-- Start of RECORDS PROVIDED --

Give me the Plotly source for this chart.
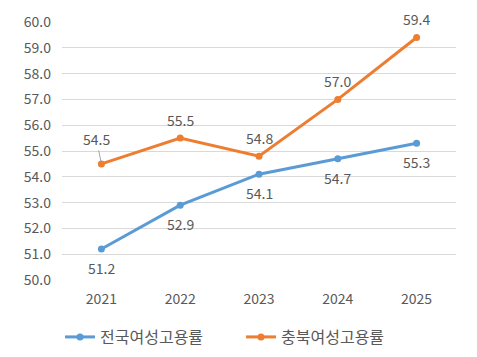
import plotly.graph_objects as go

years = ["2021", "2022", "2023", "2024", "2025"]
national = [51.2, 52.9, 54.1, 54.7, 55.3]
chungbuk = [54.5, 55.5, 54.8, 57.0, 59.4]
name_nat = "전국여성고용률"
name_cb = "충북여성고용률"
yticks = [50 + i for i in range(11)]

BLUE = "#5B9BD5"
ORANGE = "#ED7D31"
TXT = "#595959"
FONT = "Noto Sans CJK KR, Noto Sans, sans-serif"

fig = go.Figure()
fig.add_trace(go.Scatter(x=years, y=national, name=name_nat, mode="lines+markers",
                         line=dict(color=BLUE, width=3), marker=dict(size=7, color=BLUE)))
fig.add_trace(go.Scatter(x=years, y=chungbuk, name=name_cb, mode="lines+markers",
                         line=dict(color=ORANGE, width=3), marker=dict(size=7, color=ORANGE)))

ann = []
for i, v in enumerate(national):
    ann.append(dict(x=i, y=v, text=f"{v:.1f}", showarrow=False, yshift=-19,
                    font=dict(size=14, color=TXT, family=FONT)))
for i, v in enumerate(chungbuk):
    if i == 0:
        ann.append(dict(x=i, y=v, text=f"{v:.1f}", showarrow=True, ax=-5, ay=-25,
                        arrowhead=0, arrowwidth=1, arrowcolor="#A6A6A6", standoff=3,
                        font=dict(size=14, color=TXT, family=FONT)))
    else:
        ann.append(dict(x=i, y=v, text=f"{v:.1f}", showarrow=False, yshift=18,
                        font=dict(size=14, color=TXT, family=FONT)))

fig.update_layout(
    width=469, height=349,
    margin=dict(l=54, r=21, t=14, b=77, autoexpand=False),
    paper_bgcolor="white", plot_bgcolor="white",
    font=dict(family=FONT, size=14, color=TXT),
    annotations=ann,
    showlegend=True,
    legend=dict(orientation="h", x=-0.005, y=-0.221, xanchor="left", yanchor="middle",
                entrywidth=136, entrywidthmode="pixels",
                font=dict(size=16, color=TXT, family=FONT)),
    xaxis=dict(type="category", range=[-0.5, 4.5], showgrid=False, zeroline=False,
               showline=False, ticks="", ticklabelstandoff=9,
               tickfont=dict(size=14, color=TXT)),
    yaxis=dict(range=[50, 60], tickvals=yticks, ticktext=[f"{t:.1f}" for t in yticks],
               showgrid=True, gridcolor="#D9D9D9", gridwidth=1, zeroline=False,
               showline=False, ticks="", ticklabelstandoff=10,
               tickfont=dict(size=14, color=TXT)),
)

fig.write_html("out.html")
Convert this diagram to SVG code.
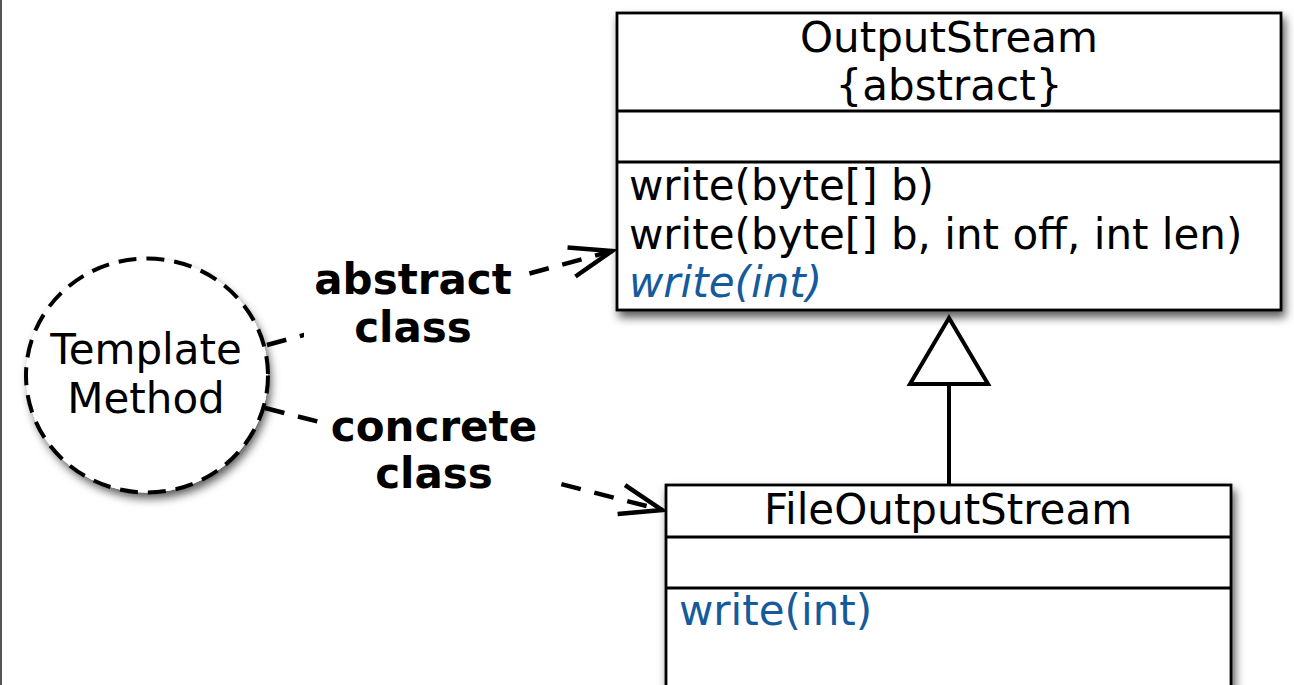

-- End of RECORDS PROVIDED --

WHAT IS EXPECTED:
Scan the listing above for the word "this" and copy every line that holds it.

ANSWER TO THE EXERCISE:
Give me the Plotly source for this chart.
Convert this diagram to SVG code.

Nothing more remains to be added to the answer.